Scalarama/ Eraserhead & The Grandmother at HOME
Tom Grieve, Cinema EditorDavid Lynch mines his experience living in Philadelphia for this industrial nightmare of a debut feature. Filmed over three years at the American Film Institute, Eraserhead arrived complete with all of the dread, unease and mystery that would define Lynch’s career. Actor Jack Nance would go on to appear in many of the director’s most celebrated works – Blue Velvet, Lost Highway, Twin Peaks etc. – but it’s his starring turn here, as Henry, an anxious young man scurrying about after his timid girlfriend and their mutant offspring, that is most memorable.

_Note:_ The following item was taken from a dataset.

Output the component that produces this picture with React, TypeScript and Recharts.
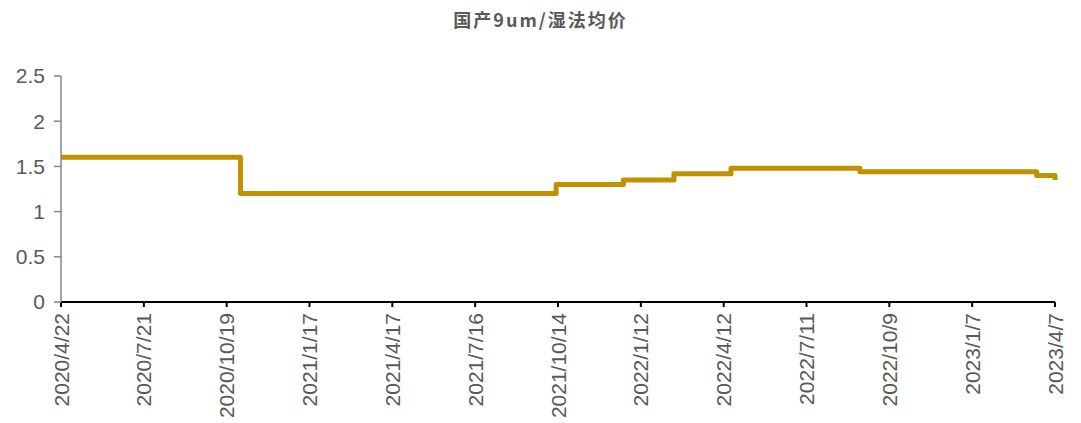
import React from "react";
import { LineChart, Line, XAxis, YAxis } from "recharts";

const title = "国产9um/湿法均价";
const stepDates = ["2020/4/22", "2020/11/3", "2021/10/12", "2021/12/24", "2022/2/17", "2022/4/20", "2022/9/7", "2023/3/18", "2023/4/7"];
const stepValues = [1.6, 1.2, 1.3, 1.35, 1.42, 1.48, 1.44, 1.4, 1.35];
const tickLabels = ["2020/4/22", "2020/7/21", "2020/10/19", "2021/1/17", "2021/4/17", "2021/7/16", "2021/10/14", "2022/1/12", "2022/4/12", "2022/7/11", "2022/10/9", "2023/1/7", "2023/4/7"];
const yTicks = [0, 0.5, 1, 1.5, 2, 2.5];

const toT = (s: string) => {
  const [y, m, d] = s.split("/").map(Number);
  return Date.UTC(y, m - 1, d);
};

const data = stepDates.map((d, i) => ({ t: toT(d), v: stepValues[i] }));
const xTicks = tickLabels.map(toT);
const labelOf: Record<number, string> = {};
tickLabels.forEach((l) => (labelOf[toT(l)] = l));

const FONT = "'Liberation Sans', Arial, sans-serif";

const RotTick = (props: any) => {
  const { x, y, payload } = props;
  return (
    <g transform={`translate(${x},${y})`}>
      <text
        x={0}
        y={0}
        dy="0.36em"
        textAnchor="end"
        transform="rotate(-90)"
        fill="#595959"
        fontSize={21}
        fontFamily={FONT}
      >
        {labelOf[payload.value]}
      </text>
    </g>
  );
};

export default function App() {
  return (
    <div style={{ position: "absolute", left: 0, top: 0, width: 1081, height: 423, background: "#fff" }}>
      <div
        style={{
          position: "absolute",
          left: 0,
          top: 6,
          width: 1081,
          textAlign: "center",
          fontFamily: "'Noto Sans CJK SC', sans-serif",
          fontWeight: 700,
          fontSize: 18,
          letterSpacing: 2,
          color: "#595959",
        }}
      >
        {title}
      </div>
      <LineChart width={1081} height={423} data={data} margin={{ top: 76, right: 26, left: 0, bottom: 0 }}>
        <XAxis
          dataKey="t"
          type="number"
          scale="time"
          domain={[xTicks[0], xTicks[xTicks.length - 1]]}
          ticks={xTicks}
          interval={0}
          height={121}
          axisLine={{ stroke: "#000", strokeWidth: 2 }}
          tickLine={{ stroke: "#000", strokeWidth: 2 }}
          tickSize={5}
          tickMargin={6}
          tick={<RotTick />}
        />
        <YAxis
          domain={[0, 2.5]}
          ticks={yTicks}
          width={61}
          axisLine={{ stroke: "#868686", strokeWidth: 1.5 }}
          tickLine={{ stroke: "#868686", strokeWidth: 1.5 }}
          tickSize={7}
          tickMargin={9}
          tick={{ fill: "#595959", fontSize: 21, fontFamily: FONT }}
        />
        <Line
          dataKey="v"
          type="stepAfter"
          stroke="#C09100"
          strokeWidth={5}
          dot={false}
          isAnimationActive={false}
          strokeLinejoin="round"
        />
      </LineChart>
    </div>
  );
}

He provides a frightened centre to an otherworldly film full of alien textures, discordant sounds – Lynch scores Henry’s visit to meet the parents with newborn suckling puppies – and eerie, surreal imagery. Viewers familiar with the film will surely recall with trepidation, the wet, amphibian skin of Henry’s inhuman baby or the strange enlarged cheeks boasted by the lady in the radiator as she sings, “In Heaven, Everything is fine…”

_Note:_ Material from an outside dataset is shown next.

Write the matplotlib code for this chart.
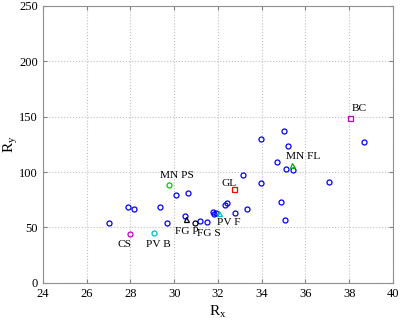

It’s rough around the edges, but Eraserhead remains the same uncompromising, anxiety-inducing slice of tormented Americana that played certain theatres at midnight, night-after-night for years following its release. It’s in this spirit of the midnight movie, and London’s old Scala cinema that HOME present the film alongside Lynch’s earlier short The Grandmother – in which a young boy plants some strange seeds and they grow into a grandmother – as part of this year’s Scalarama.